Build one chokepoint, then extend it. Route every model call through a single function. Put caching, retries, logging, cost tracking, and circuit breaking there. You’ll thank yourself the first time you need to swap models or investigate a cost spike.
Prefer tool use over prompt-stuffing. If your prompt exceeds a page of context, Claude is reading things it doesn’t need. Convert data-fetching into tools. Let the model pull on demand. Shorter prompts, better answers, lower cost.
Treat prompts as code. Version them. Diff them. Review them. A prompt change is a behavior change — it deserves the same rigor as a migration.
Put a ceiling on spend before launch. Per-user rate limits. Per-org token budgets. Alerts on anomalous usage. Circuit breakers that disable gracefully instead of draining the account. Do this before the first external user sees the product.
Match the claim to the code. If your architecture doc says “agentic,” the code should contain an agent. If it says “LangGraph orchestration,” there should be a graph. Aspirational documentation is a recruiting liability and an onboarding landmine.
Evals are not optional (but they can start small). You don’t need an eval harness on day one. You do need a shared doc of twenty golden inputs and their expected outputs. Run it before every prompt change. Cheapest quality gate you’ll build.
The 65% pattern
65% is the midpoint across the GenAI platforms audited in 2026. Core product works. Users get value. Architecture claims are aspirational. Cost control is missing. Observability is limited. Retry logic isn’t wired. Streaming resilience isn’t built.
None of these gaps are exotic. All are easier to add early than to retrofit under load. The difference between a GenAI prototype and a GenAI product is almost entirely in these five decisions.
The takeaway
Building with Claude is fast. Building well with Claude requires engineering discipline plus a handful of LLM-specific practices that are easy to skip and expensive to skip:
- Prompt caching
- Tool use
- Structured output
- Streaming recovery
- Cost ceilings
Treat those five as table stakes. Keep your architecture claims honest. Your MVP will spend less time apologizing and more time delivering the intelligence your users came for.
Frequently asked
What is the 65% readiness gap?
The typical MVP we audit has working core functionality but lacks prompt caching, tool use, structured output, retry logic, and cost ceilings. Each is small individually; collectively they’re the difference between a demo and a shippable product.
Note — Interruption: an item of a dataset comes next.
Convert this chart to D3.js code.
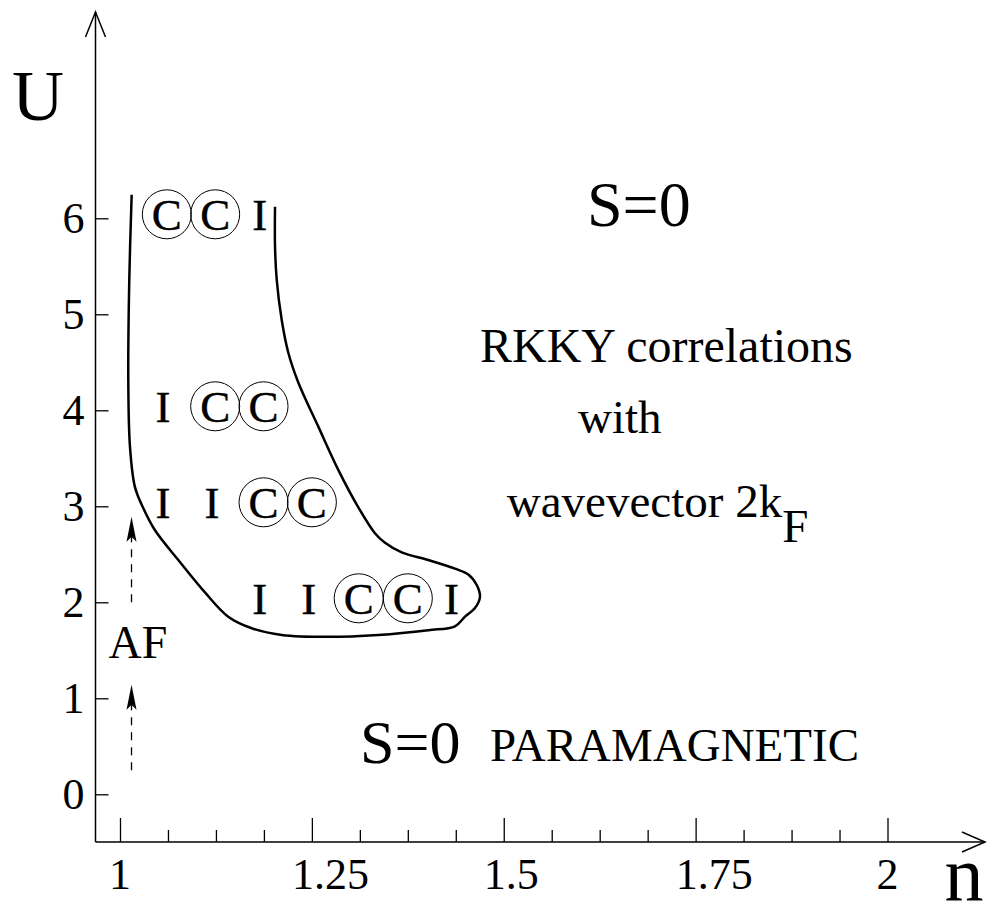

Is prompt-stuffing really that bad?
At small scale, no. At production scale, yes. It eats cache opportunities, burns tokens on context the model doesn’t need, and creates the same coupling patterns that produce Spaghetti AI in larger systems.
How do you enforce cost ceilings without breaking UX?
Per-user token budgets with graceful degradation when a user hits the ceiling, the system returns a cached response or a simpler model, not an error. Per-org circuit breakers handle the anomaly cases.